** Begin RAW DATA **
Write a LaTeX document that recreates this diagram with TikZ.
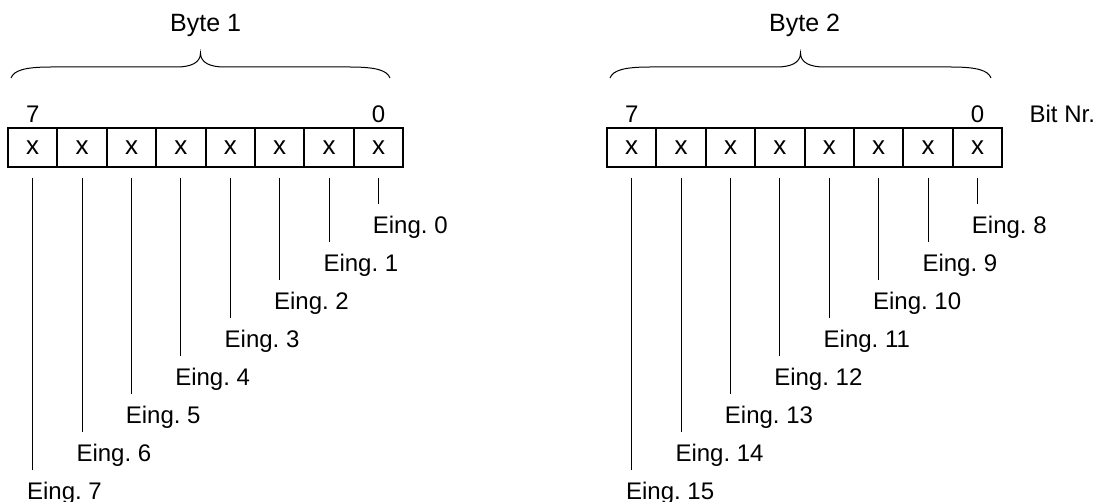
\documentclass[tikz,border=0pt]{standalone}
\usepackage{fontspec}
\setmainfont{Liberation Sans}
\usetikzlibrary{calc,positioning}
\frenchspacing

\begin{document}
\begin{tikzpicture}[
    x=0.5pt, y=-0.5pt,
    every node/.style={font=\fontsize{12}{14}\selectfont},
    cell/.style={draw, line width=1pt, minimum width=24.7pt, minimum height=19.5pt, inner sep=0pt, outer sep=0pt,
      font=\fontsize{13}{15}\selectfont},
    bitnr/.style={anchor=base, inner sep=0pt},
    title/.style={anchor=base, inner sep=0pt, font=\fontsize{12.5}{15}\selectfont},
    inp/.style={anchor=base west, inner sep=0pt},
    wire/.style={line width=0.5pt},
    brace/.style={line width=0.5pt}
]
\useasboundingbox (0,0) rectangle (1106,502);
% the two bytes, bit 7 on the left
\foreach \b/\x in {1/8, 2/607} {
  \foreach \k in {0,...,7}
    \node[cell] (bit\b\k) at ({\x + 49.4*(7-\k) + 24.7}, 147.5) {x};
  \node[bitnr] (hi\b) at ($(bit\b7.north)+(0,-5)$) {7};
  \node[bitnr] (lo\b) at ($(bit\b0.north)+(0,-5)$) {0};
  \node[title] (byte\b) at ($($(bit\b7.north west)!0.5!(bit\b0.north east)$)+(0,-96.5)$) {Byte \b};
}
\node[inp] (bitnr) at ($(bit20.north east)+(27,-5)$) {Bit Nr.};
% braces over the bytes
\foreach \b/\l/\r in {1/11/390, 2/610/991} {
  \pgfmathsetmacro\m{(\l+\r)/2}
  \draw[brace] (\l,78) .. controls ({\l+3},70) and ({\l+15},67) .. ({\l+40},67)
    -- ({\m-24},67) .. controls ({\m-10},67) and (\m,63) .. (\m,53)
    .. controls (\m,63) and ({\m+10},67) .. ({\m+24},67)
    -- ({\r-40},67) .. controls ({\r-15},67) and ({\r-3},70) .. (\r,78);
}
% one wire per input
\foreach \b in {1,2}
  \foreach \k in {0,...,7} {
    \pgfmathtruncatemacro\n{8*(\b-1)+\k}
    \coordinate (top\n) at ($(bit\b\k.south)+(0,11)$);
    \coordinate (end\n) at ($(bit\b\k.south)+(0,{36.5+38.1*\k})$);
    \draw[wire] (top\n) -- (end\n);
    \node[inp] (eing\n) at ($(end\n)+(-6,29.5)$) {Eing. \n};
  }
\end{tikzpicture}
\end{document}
** End RAW DATA **
[GOAL OF THE EXERCISE] Write out the material above again, word for word, minus its pictures.

[EXPECTED OUTPUT]
Write a LaTeX document that recreates this diagram with TikZ.
\documentclass[tikz,border=0pt]{standalone}
\usepackage{fontspec}
\setmainfont{Liberation Sans}
\usetikzlibrary{calc,positioning}
\frenchspacing

\begin{document}
\begin{tikzpicture}[
    x=0.5pt, y=-0.5pt,
    every node/.style={font=\fontsize{12}{14}\selectfont},
    cell/.style={draw, line width=1pt, minimum width=24.7pt, minimum height=19.5pt, inner sep=0pt, outer sep=0pt,
      font=\fontsize{13}{15}\selectfont},
    bitnr/.style={anchor=base, inner sep=0pt},
    title/.style={anchor=base, inner sep=0pt, font=\fontsize{12.5}{15}\selectfont},
    inp/.style={anchor=base west, inner sep=0pt},
    wire/.style={line width=0.5pt},
    brace/.style={line width=0.5pt}
]
\useasboundingbox (0,0) rectangle (1106,502);
% the two bytes, bit 7 on the left
\foreach \b/\x in {1/8, 2/607} {
  \foreach \k in {0,...,7}
    \node[cell] (bit\b\k) at ({\x + 49.4*(7-\k) + 24.7}, 147.5) {x};
  \node[bitnr] (hi\b) at ($(bit\b7.north)+(0,-5)$) {7};
  \node[bitnr] (lo\b) at ($(bit\b0.north)+(0,-5)$) {0};
  \node[title] (byte\b) at ($($(bit\b7.north west)!0.5!(bit\b0.north east)$)+(0,-96.5)$) {Byte \b};
}
\node[inp] (bitnr) at ($(bit20.north east)+(27,-5)$) {Bit Nr.};
% braces over the bytes
\foreach \b/\l/\r in {1/11/390, 2/610/991} {
  \pgfmathsetmacro\m{(\l+\r)/2}
  \draw[brace] (\l,78) .. controls ({\l+3},70) and ({\l+15},67) .. ({\l+40},67)
    -- ({\m-24},67) .. controls ({\m-10},67) and (\m,63) .. (\m,53)
    .. controls (\m,63) and ({\m+10},67) .. ({\m+24},67)
    -- ({\r-40},67) .. controls ({\r-15},67) and ({\r-3},70) .. (\r,78);
}
% one wire per input
\foreach \b in {1,2}
  \foreach \k in {0,...,7} {
    \pgfmathtruncatemacro\n{8*(\b-1)+\k}
    \coordinate (top\n) at ($(bit\b\k.south)+(0,11)$);
    \coordinate (end\n) at ($(bit\b\k.south)+(0,{36.5+38.1*\k})$);
    \draw[wire] (top\n) -- (end\n);
    \node[inp] (eing\n) at ($(end\n)+(-6,29.5)$) {Eing. \n};
  }
\end{tikzpicture}
\end{document}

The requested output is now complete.